Fitting the exponential decay yields the error per Clifford (EPC), defined as EPC = (1 - p) * (d - 1) / d where d = 2^n for n qubits. The EPC is a single, hardware-level figure of merit that characterizes average gate quality independent of SPAM errors, making it more reliable than raw fidelity measurements from process tomography. The Clifford group is the natural choice for RB sequences because it is closed (composing Clifford gates gives another Clifford), can be compiled efficiently, and supports the mathematical structure (unitary 2-design) required to make the exponential decay model exact under general Markovian noise.

Interleaved randomized benchmarking (IRB) extends the protocol to characterize individual gates. An additional target gate G is interleaved between each random Clifford in the sequence, and the decay rate of this interleaved experiment is compared to the reference RB decay rate. The ratio gives the error rate of gate G alone, disentangled from context-dependent errors. IRB is the standard method for reporting single-qubit and two-qubit gate fidelities on real hardware. A known limitation of RB is that it is insensitive to coherent (unitary) errors that average out across random sequences but still cause logical errors in structured circuits; coherent errors can make RB look better than the actual performance of a specific algorithm.

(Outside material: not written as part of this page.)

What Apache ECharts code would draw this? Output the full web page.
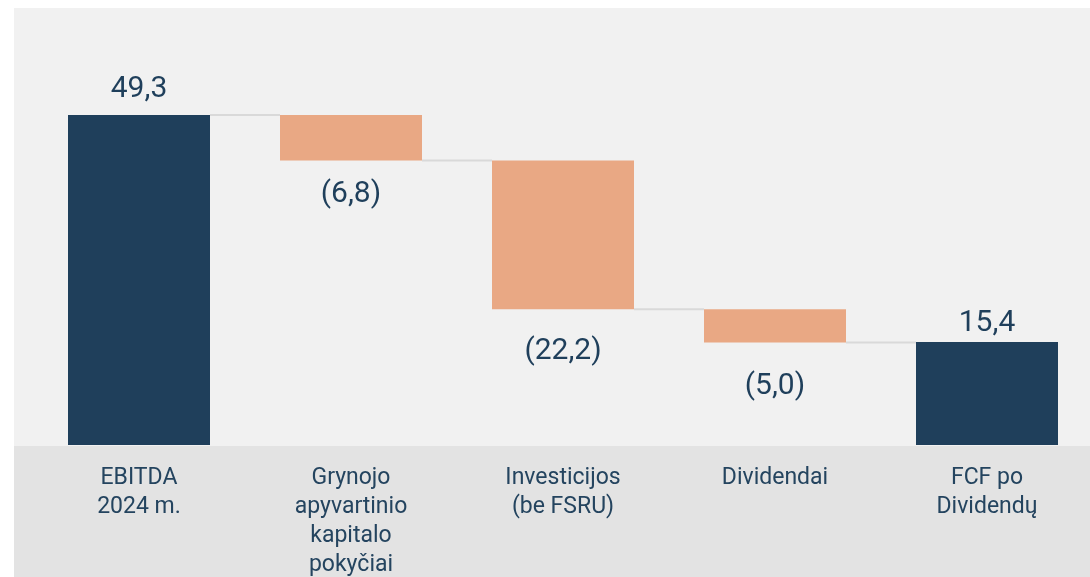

Randomized benchmarking results feed directly into quantum volume calculations. IBM’s quantum volume metric combines gate fidelity (as captured by EPC), qubit connectivity, and circuit depth into a single benchmark that measures the largest square circuit a device can run reliably. A device with lower EPC can support deeper circuits and thus achieve higher quantum volume. RB has become the de facto standard for comparing gate quality across platforms and vendors, with published EPC values for superconducting, trapped-ion, and neutral-atom systems. As hardware matures, more refined variants such as character benchmarking, cycle benchmarking, and unitarity benchmarking extend the framework to capture additional error channels beyond average depolarization.